Attachons-nous plutôt à la mobilisation exceptionnelle de l'ensemble des entreprises, conduite par le CNPF, « Cap sur l'avenir », qui a largement contribué à l'embauche en alternance et en apprentissage de près de 400 000 jeunes en une année. Attachons-nous, également, aux efforts importants faits par les chefs d'entreprise et les salariés pour sauver les régimes sociaux de la faillite : en relevant sensiblement leurs contributions et en leur apportant les réformes nécessaires à leur adaptation à un contexte nouveau.
Le « calme », c'est qu'en toute circonstance l'on garde le sens des réalités pour éviter des controverses inutiles. L'agitation autour des rapports qui existent entre la réduction du coût du travail et l'emploi illustre assez bien la difficulté de tels débats quand tout le monde s'accorde sur le fait que ce rapport existe : nous le savons par expérience, nous l'observons en ce moment même. À quoi bon tant de drames !
Enfin, le calme, c'est aussi celui des esprits agités par les « affaires ». Qu'ils s'assagissent et que l'ensemble des acteurs s'accordent sur des règles simples et transparentes pour éliminer toutes ces « zones grises » où naissent des pratiques inadmissibles contraires aux lois et à la morale.
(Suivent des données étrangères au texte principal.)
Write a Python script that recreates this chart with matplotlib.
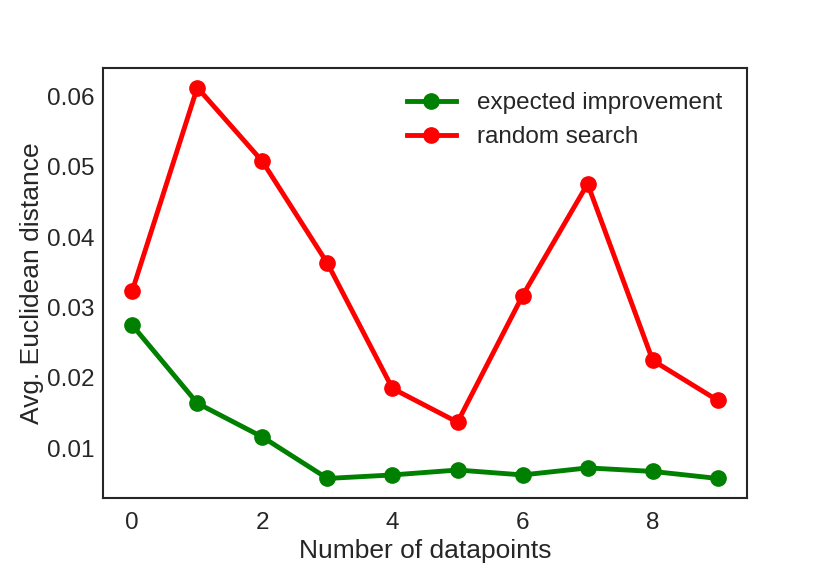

Pensons à ceux qui dans le monde nous regardent et comparent, en investisseurs ou en épargnants, ce qui se passe dans notre pays par rapport à d'autres, ils tiennent ainsi entre leurs mains une grande partie du succès de notre reprise économique. Avancer droit, c'est renoncer à tricher avec la réalité et avec l'esprit, sinon la lettre, du système économique et social que la France a choisi. La réalité, c'est qu'exposés à la concurrence du monde entier il nous fait trouver en nous-même les moyens de notre compétitivité. Faute de quoi, l'emploi continuera à servir de fusible à l'inadéquation d'un système que l'obstination des intérêts égoïstes empêche d'évoluer.
Tricher avec l'esprit du modèle libéral, c'est refuser une partie de sa logique. Celle de la responsabilisation du citoyen, sans laquelle aucune réforme véritable de la protection sociale ne pourra être réalisée, nous imposant de continuer à épuiser nos forces vives par des prélèvements sans fin. Celle du désengagement maximum de l'État, d'un retour au marché de tout ce qui lui appartient, et du financement par l'épargne et non par l'impôt. Celle de la fixation de seuils de solidarité, vis-à-vis des démunis, des exclus que la société doit prendre en charge à hauteur de ces moyens en se souvenant que libéralisme est indissociable d'humanisme. C'est droit vers ce but que nous devons avancer avec calme et détermination.